Published Date: February 7, 2014

Rigley and SamMeet Rigley (left) and Sam. Sam has been with his family for years while Rigley was only added to the pack last year.

Their owner called me to help get Rigley to calm down and listen better while helping Sam respect their personal space and focus better.

When I arrived for the session, both dogs met me excitedly at the door but it was obvious that Rigley was the higher energy dog. When multiple dogs live in the home, they will try to elevate their energy level to match the dog with the highest energy. This can become a chain reaction of excitement. When you combine that with dogs who don’t have the best manners or a lot of practice restraining themselves you can end up with a very hectic household.

I showed their owners an exercise that will help both dogs with their issues. I started out with Rigley who only took three repetitions before he fully understood what I was asking from him. After coaching the members of the family through the exercise, we repeated it with Sam. Sam took about five minutes to complete the exercise the first time, but after that he got it.

The exercise will help Rigley learn to restrain himself and teach Sam to focus. I suggested that all the members of the family practice the exercise with both dogs daily for the next week or two. Because both dogs responded so quickly to the exercise, it should be easy for the family to master it with their dogs. Once that takes place, Sam’s ability to focus will be much sharper and Rigley will be better equipped to restrain himself.

Because Rigley was the higher energy and more mischievous of the two dogs, I showed their owner a technique to use whenever his energy level got too high. Many dog owners assume that excitement is akin to happiness, but these are not mutually exclusive. A dog can be calm and happy and I have found this is a better demeanor for both the dog and the owner.

I suggested that their owner use a leash and introduce a “time-out” anytime that Riggley’s energy level got too high. As the family includes two pre-teen children the mother chuckled when I mentioned a doggy time out.
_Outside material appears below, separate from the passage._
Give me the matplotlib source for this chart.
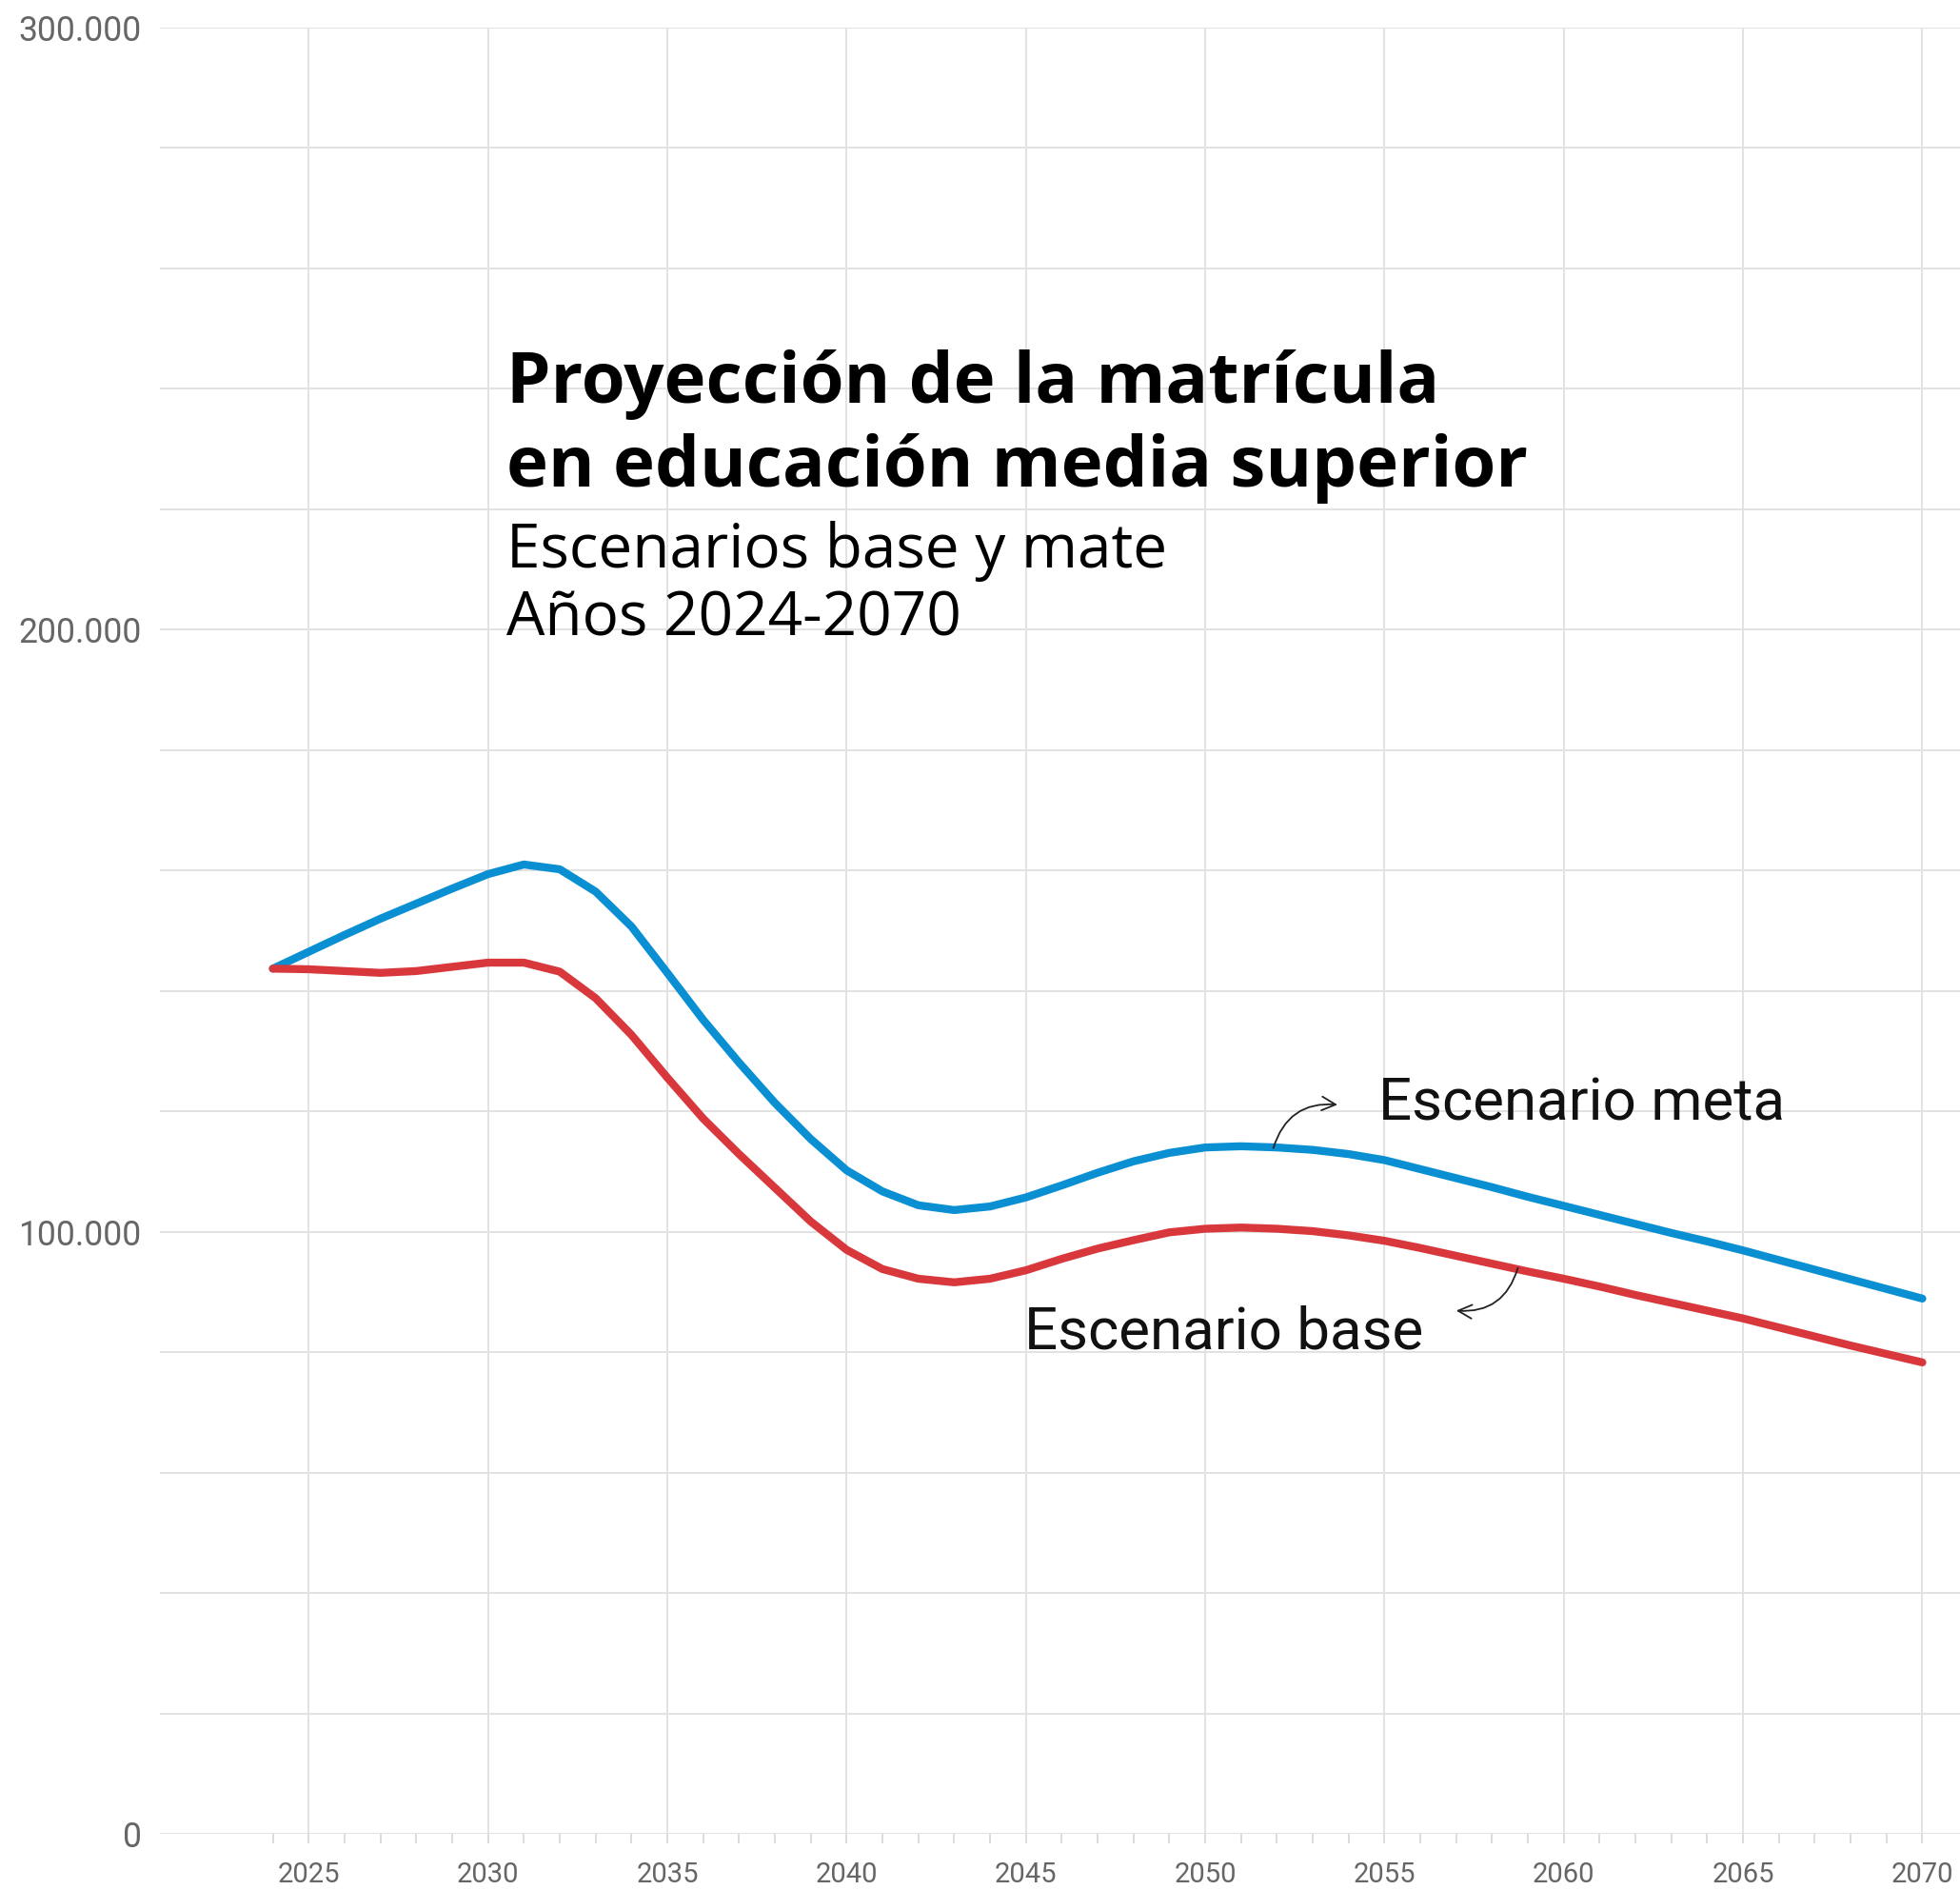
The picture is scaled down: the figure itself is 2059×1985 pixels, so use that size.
import matplotlib
matplotlib.use("Agg")
import matplotlib.pyplot as plt
from matplotlib.ticker import FixedLocator, FuncFormatter

# data (annual values)
years = list(range(2024, 2071))

meta = [143.7, 146.5, 149.3, 152.0, 154.5, 157.0, 159.4, 161.0, 160.2, 156.5,
        150.7, 143.0, 135.2, 128.1, 121.4, 115.4, 110.2, 106.7, 104.4, 103.6,
        104.2, 105.7, 107.7, 109.8, 111.7, 113.1, 114.0, 114.2, 114.0, 113.6,
        112.9, 111.9, 110.4, 108.9, 107.4, 105.8, 104.3, 102.8, 101.3, 99.8,
        98.4, 96.9, 95.3, 93.7, 92.1, 90.5, 88.9]

base = [143.7, 143.6, 143.3, 143.0, 143.3, 144.0, 144.7, 144.7, 143.2, 138.8,
        132.7, 125.6, 118.8, 112.9, 107.3, 101.7, 97.0, 93.8, 92.2, 91.6,
        92.2, 93.6, 95.5, 97.2, 98.6, 99.9, 100.5, 100.7, 100.5, 100.1,
        99.4, 98.5, 97.3, 96.0, 94.7, 93.4, 92.2, 90.9, 89.5, 88.2,
        86.9, 85.6, 84.1, 82.6, 81.1, 79.7, 78.3]

meta = [v * 1000 for v in meta]
base = [v * 1000 for v in base]

x_major = list(range(2025, 2071, 5))
x_minor = list(range(2024, 2071))
y_major = [0, 100000, 200000, 300000]
y_minor = list(range(0, 300001, 20000))

title_lines = ["Proyección de la matrícula", "en educación media superior"]
subtitle_lines = ["Escenarios base y mate", "Años 2024-2070"]

W, H = 2059, 1985
fig = plt.figure(figsize=(W / 100, H / 100), dpi=100)
ax = fig.add_axes([168 / W, 59 / H, 1 - 168 / W, (1926 - 29) / H])

ax.plot(years, meta, color="#0A8FD2", lw=6, solid_capstyle="round", zorder=3)
ax.plot(years, base, color="#D8383B", lw=6, solid_capstyle="round", zorder=3)

ax.set_xlim(2020.85, 2071.05)
ax.set_ylim(0, 300000)

for s in ax.spines.values():
    s.set_visible(False)

ax.xaxis.set_major_locator(FixedLocator(x_major))
ax.xaxis.set_minor_locator(FixedLocator(x_minor))
ax.yaxis.set_major_locator(FixedLocator(y_major))
ax.yaxis.set_minor_locator(FixedLocator(y_minor))
ax.yaxis.set_major_formatter(FuncFormatter(lambda v, p: f"{int(v):,}".replace(",", ".")))

ax.grid(True, which="major", axis="x", color="#e2e2e2", lw=1.4, zorder=0)
ax.grid(True, which="both", axis="y", color="#e2e2e2", lw=1.4, zorder=0)
ax.set_axisbelow(True)

ax.tick_params(axis="x", which="both", direction="out", length=7, width=1.2,
               color="#d6d6d6", labelsize=21, labelcolor="#666666", pad=14)
ax.tick_params(axis="y", which="both", length=0, labelsize=25.6,
               labelcolor="#666666", pad=14)
for lab in ax.get_xticklabels() + ax.get_yticklabels():
    lab.set_fontfamily("Roboto")

# title block, each line placed on its own baseline (figure pixels)
for txt, yb in zip(title_lines, [423, 511]):
    fig.text(532 / W, 1 - yb / H, txt, fontsize=53.5, fontweight="bold",
             family="Open Sans", va="baseline", ha="left")
for txt, yb in zip(subtitle_lines, [596, 667]):
    fig.text(532 / W, 1 - yb / H, txt, fontsize=46.0, family="Open Sans",
             va="baseline", ha="left")

# labels with curved arrows
ax.text(2054.83, 118600, "Escenario meta", fontsize=44.6, family="Roboto",
        va="baseline", ha="left", color="#111111")
ax.text(2044.95, 80500, "Escenario base", fontsize=44.6, family="Roboto",
        va="baseline", ha="left", color="#111111")

ax.annotate("", xy=(2053.69, 121100), xytext=(2051.9, 113900),
            arrowprops=dict(arrowstyle="->", lw=1.3, color="#222222",
                            connectionstyle="arc3,rad=-0.4", mutation_scale=26,
                            shrinkA=0, shrinkB=0))
ax.annotate("", xy=(2057.0, 86900), xytext=(2058.72, 94000),
            arrowprops=dict(arrowstyle="->", lw=1.3, color="#222222",
                            connectionstyle="arc3,rad=-0.4", mutation_scale=26,
                            shrinkA=0, shrinkB=0))

fig.savefig("out.png", dpi=100, facecolor="white")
But stopping a dog and introducing a time out as soon as it gets too excited, we are able to help the dog understand that over excitement equals quiet time on the leash, while calm balanced behavior results in freedom. It will take a little time, but if Rigley’s owners consistently give him a time out when he gets all revved up, he will learn to embrace a calmer demeanor.

Because the dogs didn’t consistently come on command, I went over a recall exercise to help condition the dogs to the concept that coming when called is a good thing. All the members of the family took part in the exercise with both dogs individually. As soon as the dogs realized that they received a reward and attention / affection from their owners when they responded, they started running over each time anyone called them.

Next I went over the concept of escalating consequences. I like to have a set group of consequences to use whenever a dog exhibits an unwanted behavior or breaks the rules. By consistently utilizing these consequences with good timing anytime the dog gets out of line, we are able to communicate what is and is not allowed.

By the end of the session, their owner commented on the dog’s being more responsive and respectful of their personal space. I explained that by continuing the techniques and exercises consistently for a week, the dogs will adapt to this new behavior permanently.